Shoulder fired rockets (www.armyrecognition.com).
by Steve Timmer
Jul 31, 2012, 11:00 AM

Because shoulder-fired rockets don’t shoot down airplanes

People do!

Ah, yes, nothing says FREEDOM! like your own personal arsenal of MANPADS (man portable air defense systems). Be the first one on your block to get one and keep your family safe from a second story man in a helicopter!

In a recent Fox News appearance, Justice A. Scalia gave us a glimpse into his own special brand of constitutional interpretation, musing that the Second Amendment (which he and his conservative pals already stretched beyond its original meaning in District of Columbia v. Heller) might well permit personal ownership of shoulder fired rockets:

Scalia’s across-the-board defense of weapon-carrying laws is not new, having been at the heart of his majority opinion in District of Columbia v.
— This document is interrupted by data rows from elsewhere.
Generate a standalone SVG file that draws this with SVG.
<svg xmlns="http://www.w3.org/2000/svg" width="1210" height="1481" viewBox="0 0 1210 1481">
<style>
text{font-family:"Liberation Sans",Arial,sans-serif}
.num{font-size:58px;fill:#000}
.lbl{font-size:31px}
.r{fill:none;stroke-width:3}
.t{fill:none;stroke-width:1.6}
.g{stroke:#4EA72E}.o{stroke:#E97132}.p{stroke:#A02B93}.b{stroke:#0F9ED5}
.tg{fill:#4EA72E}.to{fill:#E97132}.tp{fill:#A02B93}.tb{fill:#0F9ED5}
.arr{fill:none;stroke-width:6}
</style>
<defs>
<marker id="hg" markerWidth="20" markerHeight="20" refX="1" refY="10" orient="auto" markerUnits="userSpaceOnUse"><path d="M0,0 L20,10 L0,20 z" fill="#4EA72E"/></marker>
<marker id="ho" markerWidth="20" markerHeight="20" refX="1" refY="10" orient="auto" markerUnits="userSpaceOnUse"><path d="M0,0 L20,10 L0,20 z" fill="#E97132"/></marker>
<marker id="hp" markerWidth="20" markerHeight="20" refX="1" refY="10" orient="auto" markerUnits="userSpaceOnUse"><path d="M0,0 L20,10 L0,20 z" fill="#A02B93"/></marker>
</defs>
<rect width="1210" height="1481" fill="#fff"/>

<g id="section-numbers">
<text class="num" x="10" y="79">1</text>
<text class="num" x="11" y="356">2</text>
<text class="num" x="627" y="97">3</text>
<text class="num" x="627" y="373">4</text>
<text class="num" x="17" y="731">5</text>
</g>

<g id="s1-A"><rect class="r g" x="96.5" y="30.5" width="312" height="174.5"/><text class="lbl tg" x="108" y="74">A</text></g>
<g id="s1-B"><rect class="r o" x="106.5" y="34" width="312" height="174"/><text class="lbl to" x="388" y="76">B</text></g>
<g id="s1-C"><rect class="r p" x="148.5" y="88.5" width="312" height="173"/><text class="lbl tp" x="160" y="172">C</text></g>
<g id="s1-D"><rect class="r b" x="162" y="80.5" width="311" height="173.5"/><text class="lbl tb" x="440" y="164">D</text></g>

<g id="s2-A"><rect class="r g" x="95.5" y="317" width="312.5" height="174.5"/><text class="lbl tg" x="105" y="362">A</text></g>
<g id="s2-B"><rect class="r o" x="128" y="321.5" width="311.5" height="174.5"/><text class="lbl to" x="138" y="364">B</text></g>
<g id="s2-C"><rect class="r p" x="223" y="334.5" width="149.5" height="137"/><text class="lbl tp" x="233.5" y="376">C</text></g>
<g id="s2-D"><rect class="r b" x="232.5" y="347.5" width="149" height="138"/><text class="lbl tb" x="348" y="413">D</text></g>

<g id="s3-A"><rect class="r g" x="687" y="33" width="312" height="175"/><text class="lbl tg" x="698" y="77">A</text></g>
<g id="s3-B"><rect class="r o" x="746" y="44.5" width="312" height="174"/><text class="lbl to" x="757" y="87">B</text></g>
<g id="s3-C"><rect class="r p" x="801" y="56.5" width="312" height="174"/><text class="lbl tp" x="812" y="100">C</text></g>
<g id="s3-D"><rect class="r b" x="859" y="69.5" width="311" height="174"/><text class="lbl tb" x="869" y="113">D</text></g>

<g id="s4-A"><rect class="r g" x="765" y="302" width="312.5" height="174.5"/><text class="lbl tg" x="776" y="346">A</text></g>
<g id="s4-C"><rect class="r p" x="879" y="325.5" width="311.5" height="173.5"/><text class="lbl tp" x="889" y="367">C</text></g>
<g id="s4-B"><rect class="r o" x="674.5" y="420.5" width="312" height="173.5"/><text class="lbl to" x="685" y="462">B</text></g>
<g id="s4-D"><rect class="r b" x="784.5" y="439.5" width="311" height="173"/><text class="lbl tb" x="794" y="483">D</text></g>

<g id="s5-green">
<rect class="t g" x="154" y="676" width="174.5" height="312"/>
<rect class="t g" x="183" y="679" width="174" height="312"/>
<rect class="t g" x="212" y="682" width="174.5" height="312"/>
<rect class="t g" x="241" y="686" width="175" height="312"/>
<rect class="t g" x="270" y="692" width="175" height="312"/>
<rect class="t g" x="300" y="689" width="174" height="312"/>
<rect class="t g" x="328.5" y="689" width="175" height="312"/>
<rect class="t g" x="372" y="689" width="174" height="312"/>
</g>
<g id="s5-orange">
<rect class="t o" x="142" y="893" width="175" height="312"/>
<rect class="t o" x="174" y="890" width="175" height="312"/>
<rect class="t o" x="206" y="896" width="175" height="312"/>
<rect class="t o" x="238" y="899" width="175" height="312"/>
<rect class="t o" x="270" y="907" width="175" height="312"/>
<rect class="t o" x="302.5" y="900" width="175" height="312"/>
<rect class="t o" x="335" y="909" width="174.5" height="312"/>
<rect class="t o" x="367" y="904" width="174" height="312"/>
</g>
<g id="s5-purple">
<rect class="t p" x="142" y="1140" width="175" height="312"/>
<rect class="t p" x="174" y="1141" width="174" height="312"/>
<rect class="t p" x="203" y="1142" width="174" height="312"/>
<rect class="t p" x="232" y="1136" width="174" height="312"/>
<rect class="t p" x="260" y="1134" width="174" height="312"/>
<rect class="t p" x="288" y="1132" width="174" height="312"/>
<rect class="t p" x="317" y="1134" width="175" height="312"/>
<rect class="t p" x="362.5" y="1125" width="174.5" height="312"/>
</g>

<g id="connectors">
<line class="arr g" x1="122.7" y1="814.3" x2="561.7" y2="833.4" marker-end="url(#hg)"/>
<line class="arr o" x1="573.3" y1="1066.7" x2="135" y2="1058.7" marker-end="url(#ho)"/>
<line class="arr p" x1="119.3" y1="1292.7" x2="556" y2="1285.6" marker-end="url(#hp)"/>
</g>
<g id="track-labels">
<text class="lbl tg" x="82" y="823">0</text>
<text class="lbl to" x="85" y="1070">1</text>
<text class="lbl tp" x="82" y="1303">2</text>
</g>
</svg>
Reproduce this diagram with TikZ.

Heller, which protected an individual’s right to possess firearms. However, his nonchalant suggestion that private citizens could legally carry rocket launchers so long as they’re “hand-held” suggests just how willing he is to protect an armed nation.

Such originalism is a dangerous distortion of 21st-Century reality. There is no conceivable way to apply the Founding Fathers’ understanding of a  ”well-regulated militia” armed with slow-to-load, hard-to-aim muskets to today’s weapon technology. Arguably, the full extent of alleged gunman James Holmes’ munitions could have easily decimated an entire brigade of musketeers before they’d even loaded their first ball.

Scalia believes the test is your right to own a weapon depends on your ability to carry it — to “bear” it, in other words. There’s no room here for consideration of a weapon’s lethality, dangerousness, or complexity.

One can imagine signs in gun shops: If you can carry it out the front door, you can own it!

In the shops are rocket-propelled grenades, bazookas, hand gernades, the aforesaid MANPADS, 50 caliber machine guns, fully-automatic rifles, etc.

As the language from the linked Think Progress post suggests, Scalia’s “originalism” is dangerous and nutty. You can make an equally valid originalist argument that the Second Amendment only secures the right to bear muzzle-loading flintlocks.